The Big Sur Folk Choir were well intentioned, boring, then too good, and off quickly on Sunday.

Dorothy Morrison was the unknown quantity among the Festival stars. Her hit recording of "O Happy Day" with the California Youth Choir gave only a hint of what she would sound like. Well she sounds nice indeed. With her four soulful sisters, she with Crosby, Stills, Nash and Young, were the crowd pleasers of the Festival. Every time the woman walked on stage she just took over, whether singing with Baez or letting one of her sisters do a solo. Black or white, I never expected to see any performer upstage Baez which she did briefly (Baez has her moments when it gets away from her too) during the singing of "O Happy Day." It was during Dorothy Morrison's set that the first dive into the pool took place, the first en masse rising and snake dancing in the audience occurred. She got the first ovation as well.

Soul! That's it. It was gospel, R&B - it was fun, almost religious in effect.

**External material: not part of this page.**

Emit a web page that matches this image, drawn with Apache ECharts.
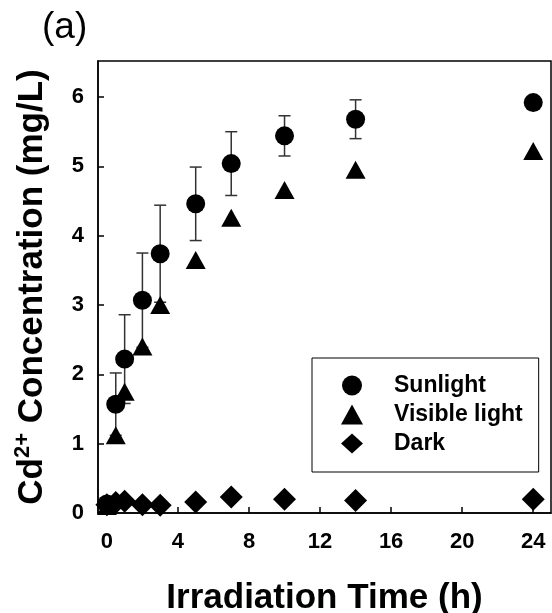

Crosby, Stills, Nash and Young were, predictably, the main crowd pleasers. With Baez the only super-stars at the Festival, they also were, with Baez and Morrison, the best performers at the Festival. Less conscious of themselves as pop stars than as musicians, they displayed their voices to good effect, were tighter (Sunday) than I've seen them and deserved the hysteria and shouts that greeted the end of their set. At the close of both Saturday and Sunday's shows they performed Neil Young's "Down By The River." On Saturday the song provided a fist fight near the gate side, two new dancers, a few pool divers and dancing all around. Sunday they played the song even better and the crowd formed gigantic snake dances that weaved ecstatically (there was much wine, pot and acid at this Festival) through the grounds. David Crosby chanted, "positive" throughout the set.

The Big Sur Folk Festival may or may not have been better last year. In the context of 1969 and the super-shucks that have gone down, it was great, in a musical context it was successful and as a gathering it showed how it could be, if wild dreams prevail.